[python] merge pdf files.

SaltCityScripts · October 8, 2019, 4:47pm

First off I am very new to python but not to scripting I have done a lot of bash scripting.

I need to create a python script for work that will combine multiple pdf files into one pdf file and archive both the combined file and the original pdf files.

So we receive zip files from a client (the file name will either begin with a number #########.zip or MU3-#######-#.zip) and I need to unzip the zip file and use the file name as the name of the combined file.

example
MU3-6493489-1.zip

when I unzip this file I have the following pdf files.:
MU3-6493489-1_006493489-001_ARINV.pdf
MU3-6493489-1_3461.pdf
MU3-6493489-1_7501.pdf
MU3-6493489-1_CI_2.pdf
MU3-6493489-1_CI_3.pdf
MU3-6493489-1_CI_4.pdf
MU3-6493489-1_CI_5.pdf
MU3-6493489-1_CI.pdf

I need to combine all of these pdf file into a new file called MU3-6493489-1_combined.pdf

I did find a script online that has the basic stuff but it will not work for my needs.

#pdf_merger.py

import glob
from PyPDF2 import PdfFileMerger

def merger(output_path, imput_paths):
    pdf_merger = PdfFileMerger()
    file_handles = []

    for path in input_paths:
        pdf_merger.append(path)

    with open(ouput_path, 'wb') as fileobj:
        pdf_merger.write(fileobj)

if _name_ == '_main_':
    paths = glob.glob('MU3_*.pdf')
    paths.sort()
    merger('pdf_merger2.pdf', paths)

This is not my coding and I am not attached to it in anyway. I know I will have to make a lot of changes to get that to work.

If anyone has any thoughts on how to do this I would be forever thankful and so would my work.

--- Post updated at 08:47 PM ---

on a side note: this can be in either perl or python. I just thought python would be better to learn.

I was not able to edit my original post.

Corona688 · October 8, 2019, 5:44pm

In what way does it not work for your needs?

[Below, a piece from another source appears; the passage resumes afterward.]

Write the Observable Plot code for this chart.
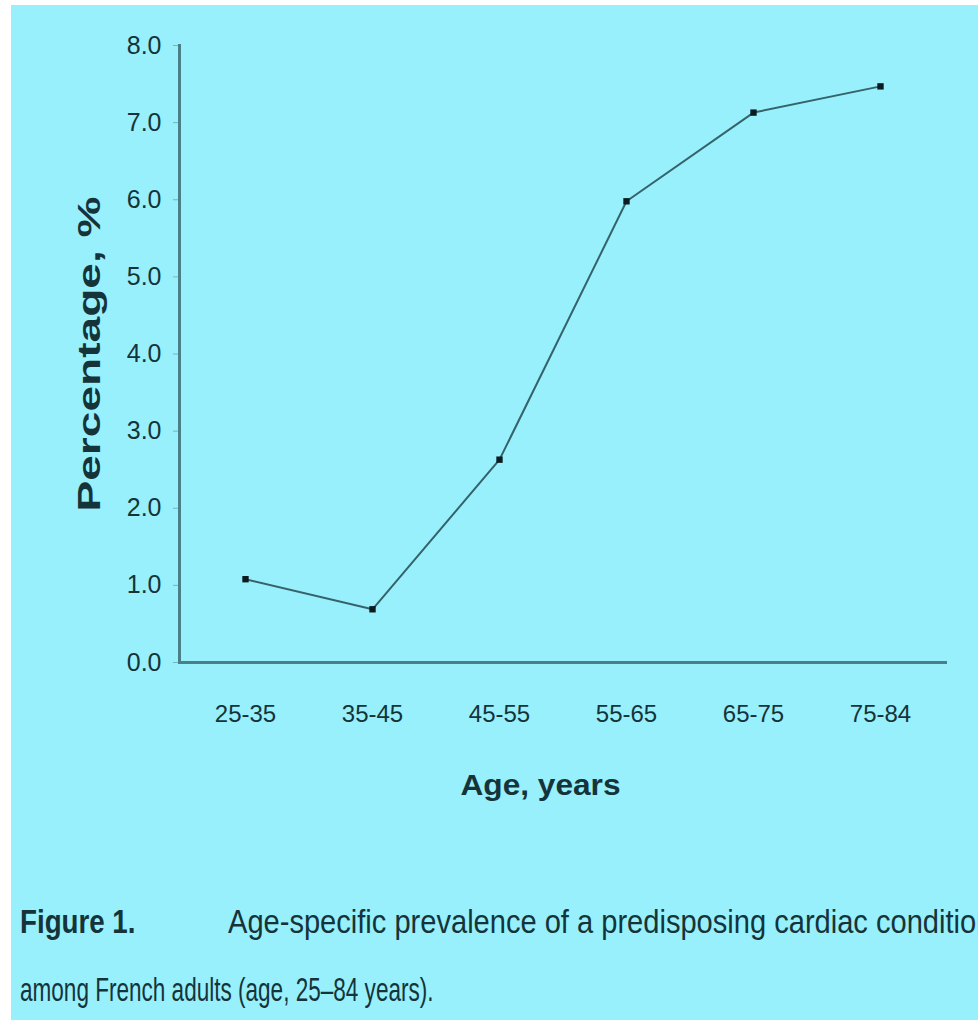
<!DOCTYPE html>
<html>
<head>
<meta charset="utf-8">
<script src="https://cdn.jsdelivr.net/npm/d3@7"></script>
<script src="https://cdn.jsdelivr.net/npm/@observablehq/plot@0.6"></script>
<style>
  html, body { margin: 0; padding: 0; background: #ffffff; }
  #wrap { position: absolute; left: 11px; top: 5px; width: 967px; height: 1015px; background: #98f0fc; overflow: hidden; }
  #chart { position: absolute; left: 0; top: 0; }
  .cap { position: absolute; white-space: nowrap; font-family: "Liberation Sans", Arial, sans-serif; font-size: 34px; color: #14343a; transform-origin: 0 0; }
</style>
</head>
<body>
<div id="wrap">
  <div id="chart"></div>
  <div class="cap" style="left: 9px; top: 897px; font-weight: bold; transform: scaleX(0.815);">Figure 1.</div>
  <div class="cap" style="left: 217px; top: 897px; transform: scaleX(0.855);">Age-specific prevalence of a predisposing cardiac condition</div>
  <div class="cap" style="left: 9px; top: 965px; transform: scaleX(0.663);">among French adults (age, 25–84 years).</div>
</div>
<script>
const ageGroups = ["25-35", "35-45", "45-55", "55-65", "65-75", "75-84"];
const prevalence = [1.08, 0.69, 2.63, 5.98, 7.13, 7.47];
const yTicks = [0, 1, 2, 3, 4, 5, 6, 7, 8];
const xTitle = "Age, years";
const yTitle = "Percentage, %";

const data = ageGroups.map((a, i) => ({age: a, value: prevalence[i]}));
const ink = "#14343a";
const axisColor = "#4a7f88";

const chart = Plot.plot({
  width: 967,
  height: 800,
  marginLeft: 168,
  marginRight: 33,
  marginTop: 40,
  marginBottom: 143,
  style: { background: "transparent", color: ink, overflow: "visible" },
  x: { type: "point", domain: ageGroups, padding: 0.5 },
  y: { domain: [0, 8] },
  marks: [
    Plot.axisY({
      ticks: yTicks, tickFormat: d3.format(".1f"), tickSize: 6, tickPadding: 12,
      stroke: axisColor, strokeOpacity: 0.5,
      fontSize: 25, fontFamily: "Liberation Sans, sans-serif",
      label: yTitle, labelAnchor: "center", labelArrow: "none", labelOffset: 102
    }),
    Plot.axisX({
      tickSize: 0, tickPadding: 42,
      fontSize: 24, fontFamily: "Liberation Sans, sans-serif",
      label: xTitle, labelAnchor: "center", labelArrow: "none", labelOffset: 132
    }),
    Plot.frame({ anchor: "left", stroke: axisColor, strokeWidth: 3 }),
    Plot.frame({ anchor: "bottom", stroke: axisColor, strokeWidth: 3 }),
    Plot.line(data, { x: "age", y: "value", stroke: "#35636a", strokeWidth: 2 }),
    Plot.dot(data, { x: "age", y: "value", symbol: "square", r: 3.6, fill: "#0b1c20" })
  ]
});

const svg = d3.select(chart);
svg.selectAll('g[aria-label="y-axis label"] text')
  .style("font-family", "Liberation Sans, Arial, sans-serif")
  .style("font-weight", "bold")
  .style("font-size", "31px")
  .attr("textLength", 315)
  .attr("lengthAdjust", "spacingAndGlyphs");
svg.selectAll('g[aria-label="x-axis label"] text')
  .style("font-family", "Liberation Sans, Arial, sans-serif")
  .style("font-weight", "bold")
  .style("font-size", "30px")
  .attr("dx", -22)
  .attr("textLength", 160)
  .attr("lengthAdjust", "spacingAndGlyphs");

document.getElementById("chart").appendChild(chart);
</script>
</body>
</html>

SaltCityScripts · October 8, 2019, 5:49pm

well I can't get it to run but the main thing, also this script doesn't unzip the zipped file and I need it to use the file name of the zip file as a prefix to the combined file name. Our system uses the file name in order to match to our system.

Corona688 · October 8, 2019, 6:09pm

In what way does it not run?

It will be far easier to modify something that works than something that doesn't. Python programs are 1% python and 99% plugins, so you may need to install a plugin or two, pypdf2 looks important.

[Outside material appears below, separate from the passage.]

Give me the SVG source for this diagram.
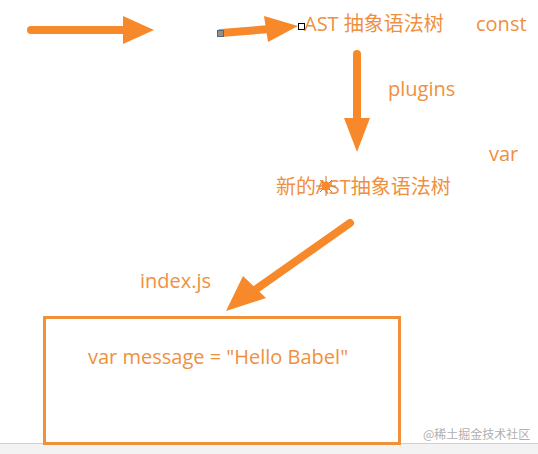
<svg xmlns="http://www.w3.org/2000/svg" width="538" height="454" viewBox="0 0 538 454">
<style>
.t{font-family:"Open Sans","Noto Sans CJK SC",sans-serif;font-size:20px;fill:#ef9040}
.a{stroke:#f7892a;stroke-width:8;stroke-linecap:round;fill:none}
.h{fill:#f7892a}
</style>
<rect x="0" y="0" width="538" height="454" fill="#ffffff"/>
<rect x="0" y="444" width="538" height="10" fill="#f3f3f3"/>
<line x1="0" y1="443.5" x2="538" y2="443.5" stroke="#cfcfcf" stroke-width="1"/>
<g id="connectors">
  <line class="a" x1="31" y1="30" x2="128" y2="30"/>
  <polygon class="h" points="123,16 154,30 123,44"/>
  <line class="a" x1="221" y1="33" x2="270" y2="29"/>
  <polygon class="h" points="264,16 298,26 268,42"/>
  <line class="a" x1="357" y1="54" x2="357" y2="122"/>
  <polygon class="h" points="344,118 370,118 357,152"/>
  <line class="a" x1="350" y1="223" x2="255" y2="290"/>
  <polygon class="h" points="243,276 266,298 226,311"/>
</g>
<g id="handles">
  <rect x="217.5" y="30.5" width="6" height="6" fill="#9a8f82" stroke="#4a6a8a" stroke-width="1"/>
  <rect x="298.5" y="23.5" width="6" height="6" fill="#ffffff" stroke="#000000" stroke-width="1"/>
</g>
<g id="ast">
  <text class="t" x="304" y="31">AST 抽象语法树</text>
</g>
<g id="const"><text class="t" x="476" y="31">const</text></g>
<g id="plugins"><text class="t" x="388" y="96">plugins</text></g>
<g id="var"><text class="t" x="489" y="161">var</text></g>
<g id="newast">
  <text class="t" x="276" y="194">新的AST抽象语法树</text>
  <g transform="translate(326,186)" stroke="#c07a40" stroke-width="1">
    <line x1="0" y1="-10" x2="0" y2="10"/>
    <line x1="-10" y1="0" x2="10" y2="0"/>
    <line x1="-6" y1="-6" x2="6" y2="6"/>
    <line x1="-6" y1="6" x2="6" y2="-6"/>
    <circle r="4.5" fill="#f7892a" stroke="none"/>
  </g>
</g>
<g id="indexjs"><text class="t" x="140" y="288">index.js</text></g>
<g id="box">
  <rect x="44.5" y="317.5" width="355" height="126" fill="none" stroke="#f0913a" stroke-width="3"/>
  <text class="t" x="88" y="364">var message =  "Hello Babel"</text>
</g>
<g id="watermark"><text x="423" y="439" font-family="'Noto Sans CJK SC',sans-serif" font-size="12" fill="#b0b0b0">@稀土掘金技术社区</text></g>
</svg>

jgt · October 9, 2019, 12:38pm

I do this using ghost script.
Use
<code>
For pdf in list
Do
Pdf2ps $pdf >>big.ps
Done
Ps2pdf big.ps big.pd</code>
Check the exact syntax for pdf2ps and excuse the typos from my phone

SaltCityScripts · October 9, 2019, 5:23pm

So when I run my script I get this error:

Traceback (most recent call last):
  File "pdf_merger.py", line 16, in <module>
    if _name_ == '_main_':
NameError: name '_name_' is not defined

Corona688 · October 10, 2019, 12:57pm

Thanks. That statement looks redundant (it's never going to be run as not main) so maybe try this:

#pdf_merger.py

import glob
from PyPDF2 import PdfFileMerger

def merger(output_path, imput_paths):
    pdf_merger = PdfFileMerger()
    file_handles = []

    for path in input_paths:
        pdf_merger.append(path)

    with open(ouput_path, 'wb') as fileobj:
        pdf_merger.write(fileobj)

paths = glob.glob('MU3_*.pdf')
paths.sort()
merger('pdf_merger2.pdf', paths)